Daphne decides to take out an internet personal ad for Milly – without actually telling her daughter about it – and meets the guys herself to decide who would be best. This leads to a stupid and borderline offensive scene where she meets a whole series of unfit potential lovers for her daughter – including the fat, the balding, the nerds, the poorly dressed, the awkward, a lesbian, the low-blood-sugared, the talkative, the quiet, the foreign – pretty much every bad date stereotype is touched on. At the very end of this trying scene, two “normal” guys show up, a handsome rich architect (Tom Everett Scott of That Thing You Do!) and an equally handsome poor guitarist (Gabriel Macht).
Though Daphne only approves of the architect, both guys go on the down low to meet Milly. Both start dating her. You can tell right away which guy is right for Milly and which guy is wrong, though of course Daphne gets it ass-backwards. She has to come around through her own return to love – one of the guys’ fathers (Stephen Collins of Seventh Heaven) reminds Daphne what passion really is about. Yawn…
The movie is so tone deaf that it thinks it is adorably precocious to have a little boy say to a woman he’s just met, “You have a ‘gina… I have a penis and you have a ‘gina… Can I see it?” In fact, scarily, the ‘gina reference comes up later, becoming a slight running gag. Other cringe-worthy scenes include a daughter trying to explain to her mother what an orgasm feels like, that same mother trying to shield her dog from having to see internet porn and the all of the Wilder women in their skivvies in a gym locker room discussing the relative values of thongs vs. granny panties. They refer to sex as “doing the oompah loompah.” Also, sadly, we have to be ear-witnesses to mom learning what an orgasm feels like after all. Yuckkk…
Yet, perhaps chief amongst Because I Said So’s many crimes against cinema is that you don’t make a movie with Diane Keaton in it and then have one of the characters swipe a line from Annie Hall – only arguably her best work and certainly the film in which Keaton became a superstar, won an Oscar and was radiant and brilliant. Because I Said So wasn’t doing well by itself without bringing to mind that vastly superior film. Not that Keaton is completely blameless in this – this is easily her worst performance in about forty years of acting – and she has released some real stinkers in the past, too.
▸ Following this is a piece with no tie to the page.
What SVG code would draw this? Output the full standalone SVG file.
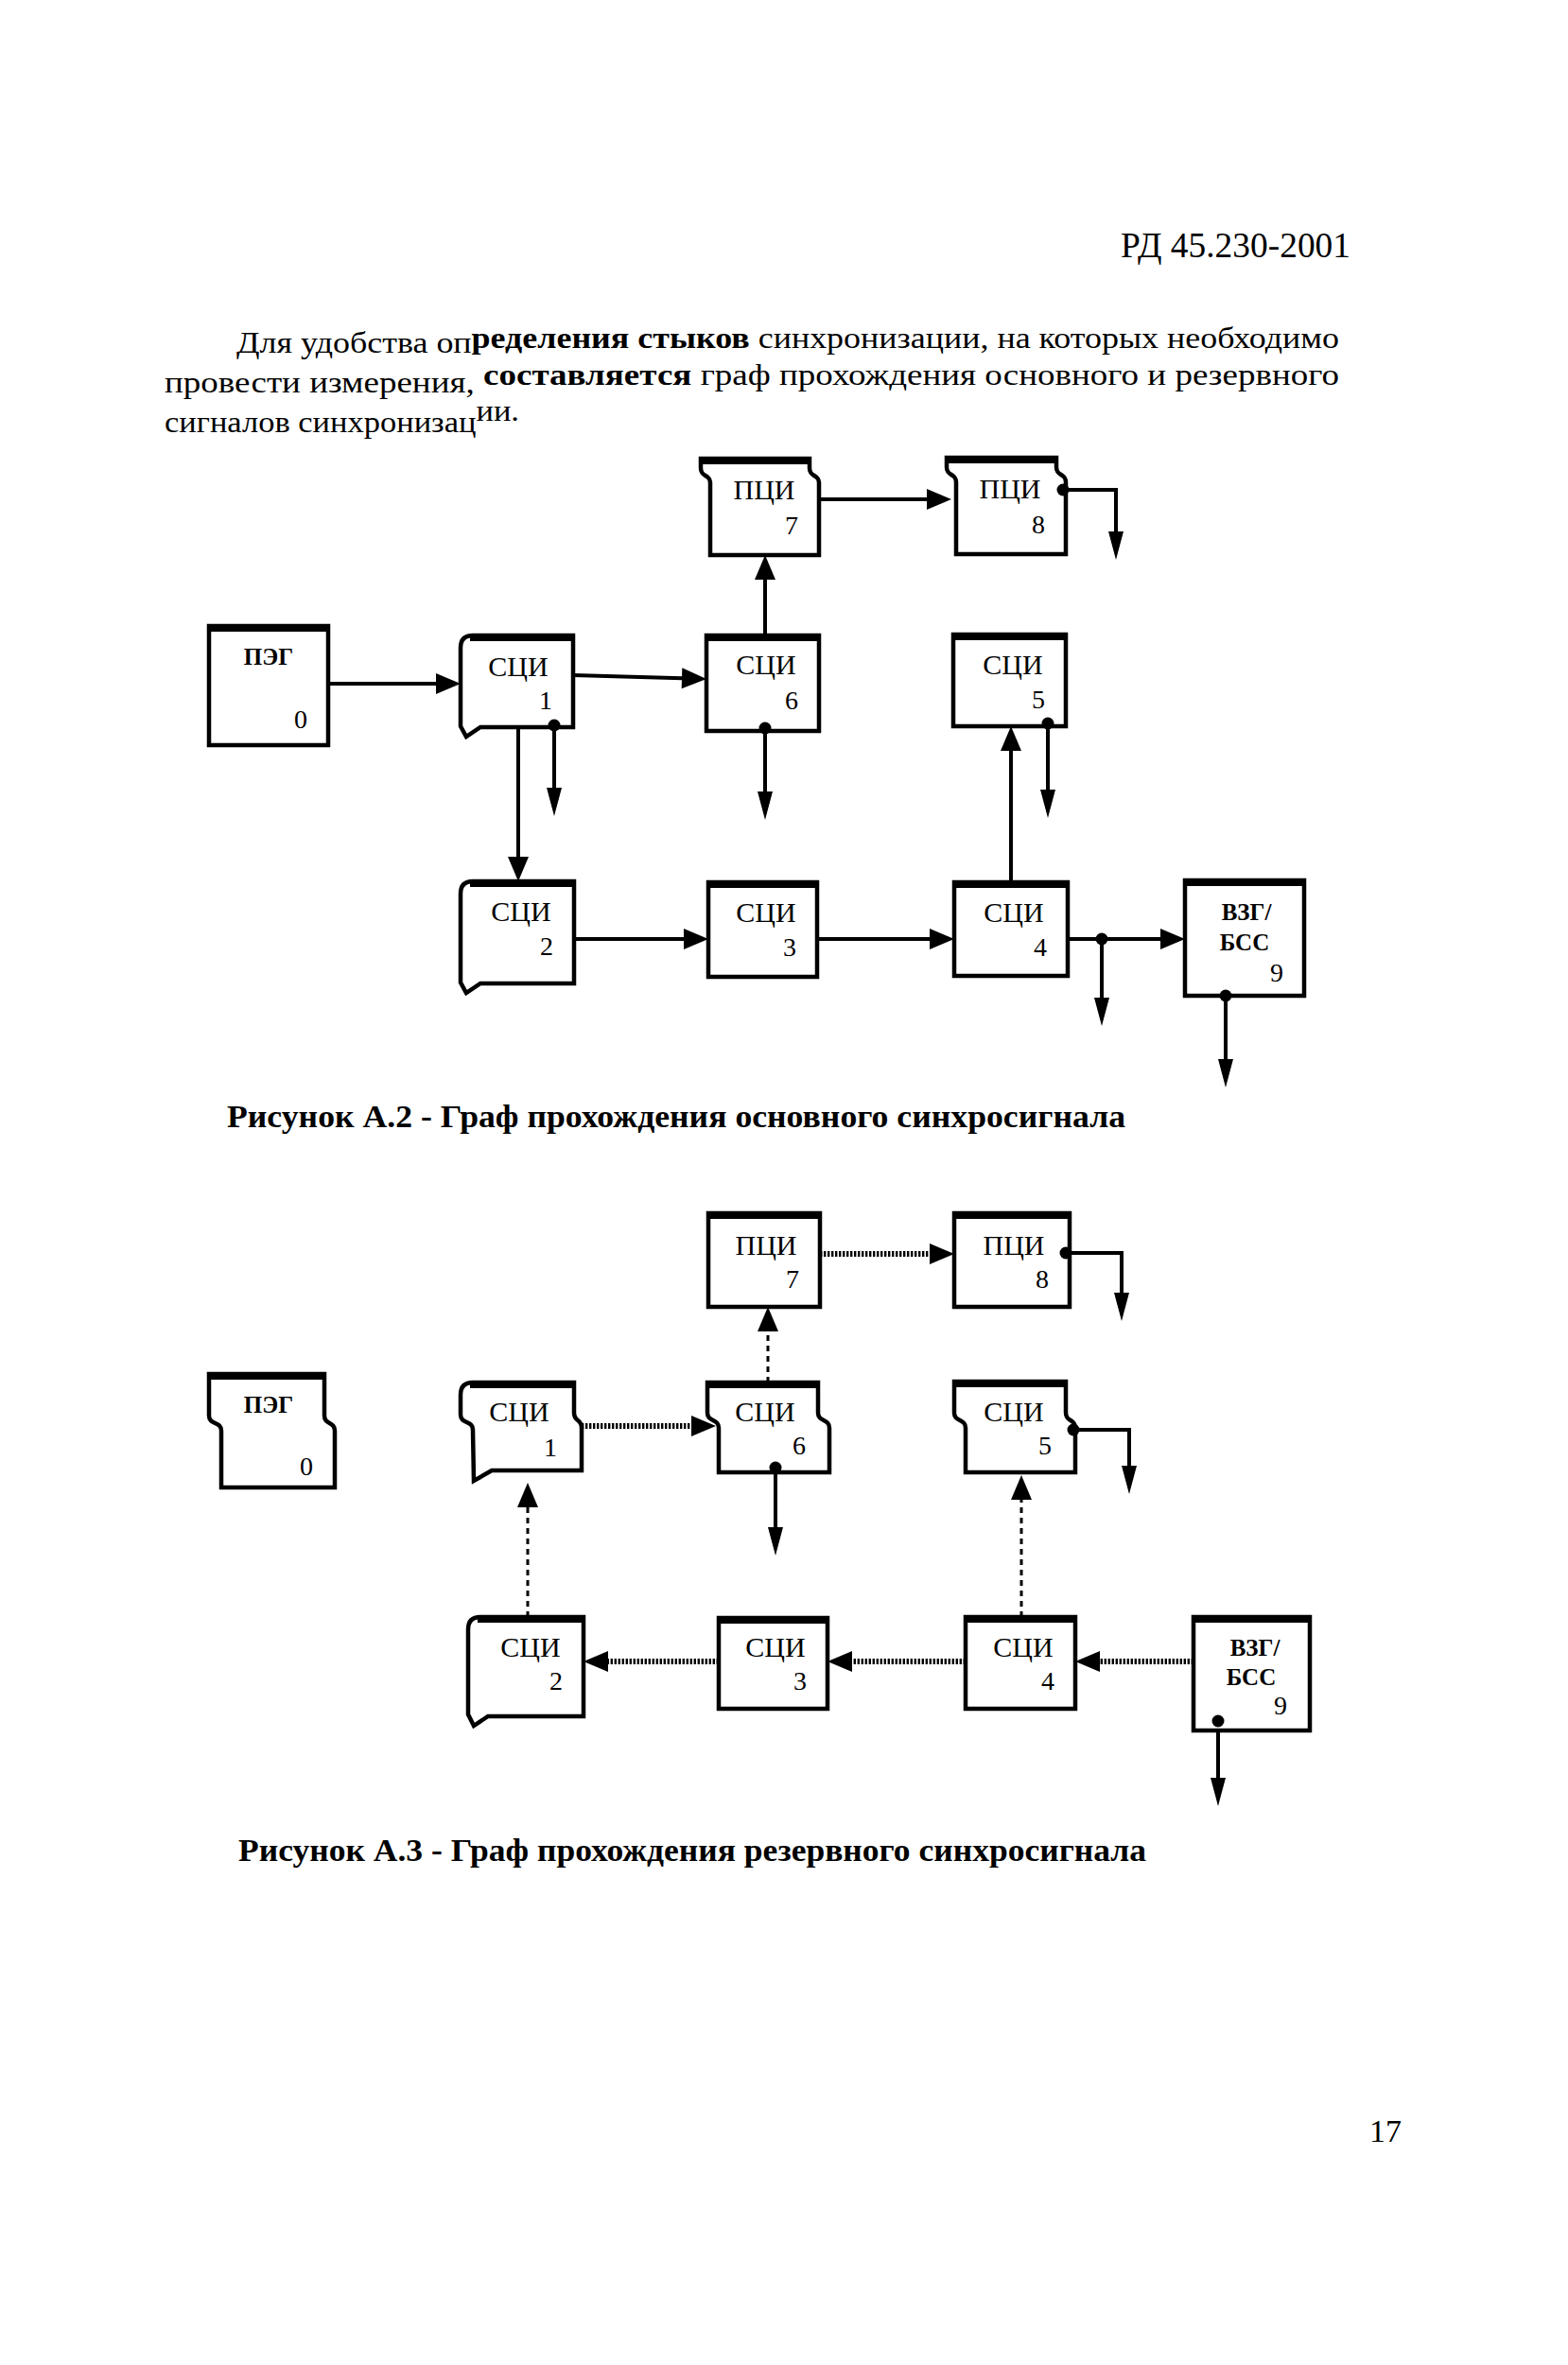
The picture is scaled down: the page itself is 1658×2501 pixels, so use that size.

For the record, the purloined line has Keaton suggest the guitarist who was interested in her daughter would only break her heart because he was a musician and probably looking for a fling. The guy says, “I love being reduced to a cultural cliché…” In all fairness to Because I Said So, the line in Annie Hall was about loving being reduced to a cultural stereotype, so the writers must have worked hard to use the thesaurus feature on their word processor to get the one different word.
I wish that the screenwriters had tried using the delete function instead. Not just for that one line, but for the entire script.